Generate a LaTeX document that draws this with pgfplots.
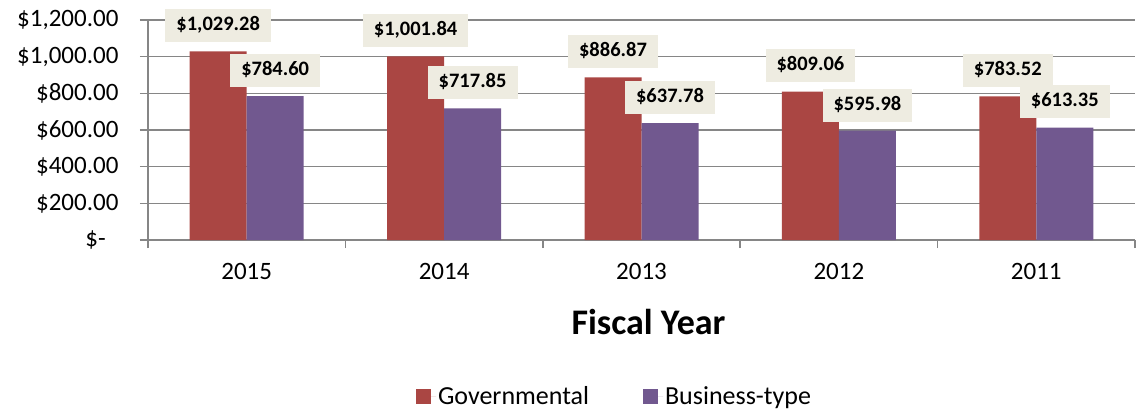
\documentclass[border=0pt]{standalone}
\usepackage{pgfplots}
\pgfplotsset{compat=1.18}
\usepackage{fontspec}
\setmainfont{Carlito}
\definecolor{gov}{HTML}{AA4643}
\definecolor{bus}{HTML}{71588F}
\definecolor{lblbg}{HTML}{EEECE1}
\definecolor{gridgray}{HTML}{868686}

\begin{document}
\begin{tikzpicture}
\path[use as bounding box] (-148pt,-173pt) rectangle (994pt,240pt);
\begin{axis}[
    at={(0pt,0pt)}, anchor=south west,
    width=987pt, height=220pt, scale only axis,
    xmin=-0.5, xmax=4.5, ymin=0, ymax=1200,
    ybar=0pt, bar width=57pt,
    axis x line*=bottom, axis y line*=left,
    axis line style={-, gridgray, line width=1.5pt},
    tick align=outside,
    major tick length=8pt,
    tick style={gridgray, line width=1.5pt},
    xtick={-0.5,0.5,...,4.5}, xticklabels={},
    extra x ticks={0,1,2,3,4},
    extra x tick labels={2015,2014,2013,2012,2011},
    extra x tick style={major tick length=0pt, grid=none,
      xticklabel style={yshift=-20pt}},
    ytick={0,200,...,1200},
    yticklabels={\$-\hphantom{0},\$200.00,\$400.00,\$600.00,\$800.00,{\$1,000.00},{\$1,200.00}},
    yticklabel style={xshift=-18pt},
    ymajorgrids, grid style={gridgray, line width=1.5pt},
    tick label style={font=\fontsize{25}{30}\selectfont},
    xlabel={Fiscal Year},
    xlabel style={font=\bfseries\fontsize{36}{40}\selectfont, at={(axis description cs:0.5,0)}, anchor=center, yshift=-82pt, xshift=7pt},
    legend style={at={(axis description cs:0.5,0)}, anchor=center, yshift=-156pt, xshift=-27pt,
      draw=none, font=\fontsize{26}{30}\selectfont,
      /tikz/every even column/.append style={column sep=52pt}},
    legend columns=2,
    nodes near coords,
    point meta=explicit symbolic,
    every node near coord/.append style={fill=lblbg, text=black,
      font=\bfseries\fontsize{20.5}{24}\selectfont,
      inner xsep=11pt, inner ysep=7.5pt, text height=14pt, text depth=4pt,
      anchor=south, yshift=9pt},
  ]
  \addplot[fill=gov, draw=none,
    legend image code/.code={\fill[gov] (0pt,-7.5pt) rectangle (15pt,7.5pt);
      \path (0pt,0pt) -- (20pt,0pt);}]
    coordinates {
      (0,1029.28) [{\$1,029.28}]
      (1,1001.84) [{\$1,001.84}]
      (2,886.87) [{\$886.87}]
      (3,809.06) [{\$809.06}]
      (4,783.52) [{\$783.52}]
    };
  \addlegendentry{Governmental}
  \addplot[fill=bus, draw=none,
    legend image code/.code={\fill[bus] (0pt,-7.5pt) rectangle (15pt,7.5pt);
      \path (0pt,0pt) -- (20pt,0pt);}]
    coordinates {
      (0,784.60) [{\$784.60}]
      (1,717.85) [{\$717.85}]
      (2,637.78) [{\$637.78}]
      (3,595.98) [{\$595.98}]
      (4,613.35) [{\$613.35}]
    };
  \addlegendentry{Business-type}
\end{axis}
\end{tikzpicture}
\end{document}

··········

Your copy of the data should match it exactly, except that pictures are left out.

Generate a LaTeX document that draws this with pgfplots.
\documentclass[border=0pt]{standalone}
\usepackage{pgfplots}
\pgfplotsset{compat=1.18}
\usepackage{fontspec}
\setmainfont{Carlito}
\definecolor{gov}{HTML}{AA4643}
\definecolor{bus}{HTML}{71588F}
\definecolor{lblbg}{HTML}{EEECE1}
\definecolor{gridgray}{HTML}{868686}

\begin{document}
\begin{tikzpicture}
\path[use as bounding box] (-148pt,-173pt) rectangle (994pt,240pt);
\begin{axis}[
    at={(0pt,0pt)}, anchor=south west,
    width=987pt, height=220pt, scale only axis,
    xmin=-0.5, xmax=4.5, ymin=0, ymax=1200,
    ybar=0pt, bar width=57pt,
    axis x line*=bottom, axis y line*=left,
    axis line style={-, gridgray, line width=1.5pt},
    tick align=outside,
    major tick length=8pt,
    tick style={gridgray, line width=1.5pt},
    xtick={-0.5,0.5,...,4.5}, xticklabels={},
    extra x ticks={0,1,2,3,4},
    extra x tick labels={2015,2014,2013,2012,2011},
    extra x tick style={major tick length=0pt, grid=none,
      xticklabel style={yshift=-20pt}},
    ytick={0,200,...,1200},
    yticklabels={\$-\hphantom{0},\$200.00,\$400.00,\$600.00,\$800.00,{\$1,000.00},{\$1,200.00}},
    yticklabel style={xshift=-18pt},
    ymajorgrids, grid style={gridgray, line width=1.5pt},
    tick label style={font=\fontsize{25}{30}\selectfont},
    xlabel={Fiscal Year},
    xlabel style={font=\bfseries\fontsize{36}{40}\selectfont, at={(axis description cs:0.5,0)}, anchor=center, yshift=-82pt, xshift=7pt},
    legend style={at={(axis description cs:0.5,0)}, anchor=center, yshift=-156pt, xshift=-27pt,
      draw=none, font=\fontsize{26}{30}\selectfont,
      /tikz/every even column/.append style={column sep=52pt}},
    legend columns=2,
    nodes near coords,
    point meta=explicit symbolic,
    every node near coord/.append style={fill=lblbg, text=black,
      font=\bfseries\fontsize{20.5}{24}\selectfont,
      inner xsep=11pt, inner ysep=7.5pt, text height=14pt, text depth=4pt,
      anchor=south, yshift=9pt},
  ]
  \addplot[fill=gov, draw=none,
    legend image code/.code={\fill[gov] (0pt,-7.5pt) rectangle (15pt,7.5pt);
      \path (0pt,0pt) -- (20pt,0pt);}]
    coordinates {
      (0,1029.28) [{\$1,029.28}]
      (1,1001.84) [{\$1,001.84}]
      (2,886.87) [{\$886.87}]
      (3,809.06) [{\$809.06}]
      (4,783.52) [{\$783.52}]
    };
  \addlegendentry{Governmental}
  \addplot[fill=bus, draw=none,
    legend image code/.code={\fill[bus] (0pt,-7.5pt) rectangle (15pt,7.5pt);
      \path (0pt,0pt) -- (20pt,0pt);}]
    coordinates {
      (0,784.60) [{\$784.60}]
      (1,717.85) [{\$717.85}]
      (2,637.78) [{\$637.78}]
      (3,595.98) [{\$595.98}]
      (4,613.35) [{\$613.35}]
    };
  \addlegendentry{Business-type}
\end{axis}
\end{tikzpicture}
\end{document}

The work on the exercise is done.